Organizational adoption is the deciding factor in finance ERP modernization
Many finance ERP programs underinvest in adoption because reconciliation work is assumed to be procedural. In reality, spreadsheet-based finance operations are deeply tied to local habits, informal approvals, and personal risk management. Users often trust their own trackers more than enterprise workflows unless the new model is clearly governed, easier to execute, and supported by leadership.
An effective adoption strategy combines role-based training, close simulation exercises, super-user networks, and post-go-live command center support. Training should not focus only on system navigation. It should explain new control responsibilities, exception escalation paths, evidence requirements, and how standardized workflows improve auditability and close predictability. This is where enterprise onboarding systems become part of implementation architecture rather than an afterthought.

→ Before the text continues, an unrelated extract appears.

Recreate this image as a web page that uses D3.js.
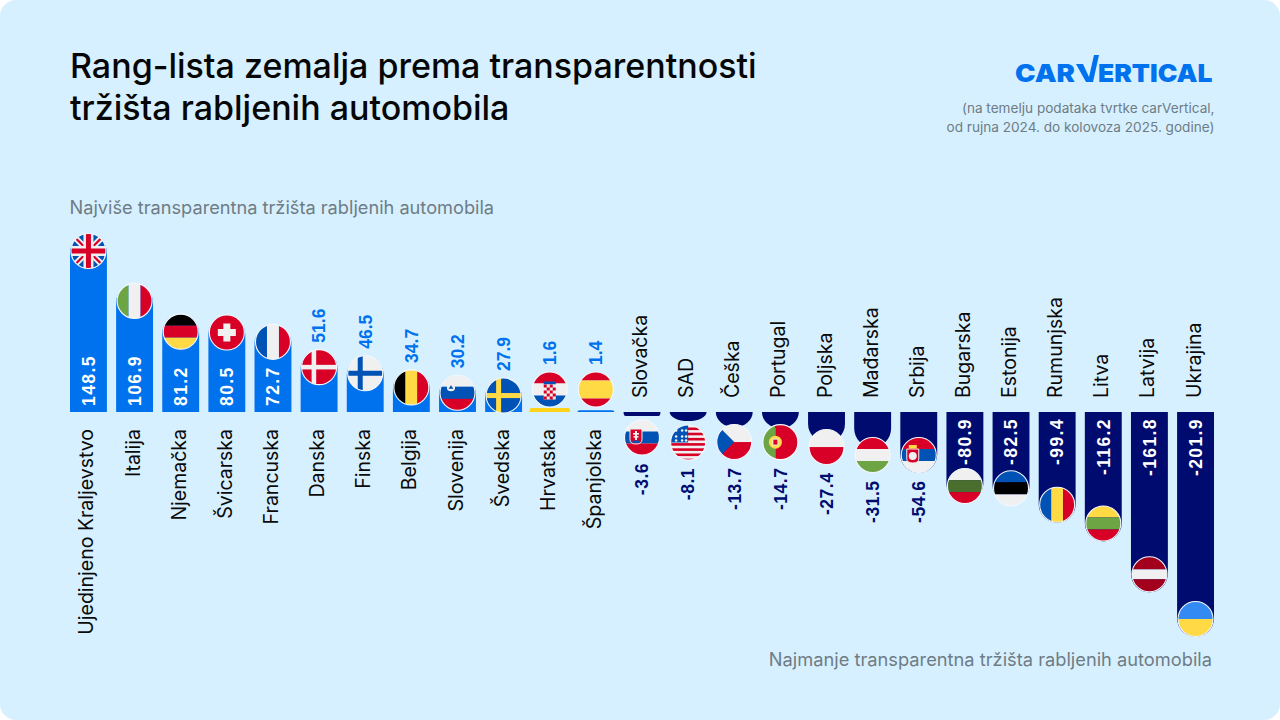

- Create role-based learning paths for preparers, reviewers, controllers, and shared services teams
- Run mock close cycles using real reconciliation scenarios before deployment
- Track adoption through workflow completion rates and exception aging, not attendance alone
- Use local champions to translate global standards into business-unit operating practices
- Maintain hypercare support through at least one full close cycle after go-live
Operational resilience, controls, and continuity planning
Replacing manual reconciliations is also a resilience initiative. When finance processes depend on spreadsheets stored on local drives or maintained by a small number of experienced staff, continuity risk is high. Staff turnover, system outages, acquisition activity, or regulatory deadlines can expose how little of the close process is actually institutionalized.
Modernization should therefore include continuity planning for close operations. That means documented fallback procedures, clear ownership matrices, tested integration monitoring, and reporting that identifies blocked reconciliations before they affect downstream filings. Implementation observability is especially important during early rollout waves, when process bottlenecks and data defects are most likely to surface.
Executive recommendations for a finance ERP transformation roadmap
Executives should begin by treating spreadsheet dependency as a governance and operating model issue, not just a tooling problem. The first step is to inventory reconciliation processes, classify them by risk and effort, and identify where manual work exists because of policy ambiguity, poor integration, or missing ERP capability. This creates a fact base for modernization sequencing.
Next, align the ERP transformation roadmap to business process harmonization outcomes. Define which reconciliation processes must be globally standardized, which can remain locally configured, and which should be retired entirely. Tie those decisions to cloud migration waves, data remediation plans, and organizational enablement milestones so deployment orchestration remains realistic.
Finally, measure success beyond automation counts. The strongest indicators are shorter close cycles, fewer aged exceptions, improved audit readiness, reduced key-person dependency, and better visibility into unresolved finance risk. When these metrics are governed through the PMO and finance leadership, ERP modernization becomes a durable operational capability rather than a one-time implementation event.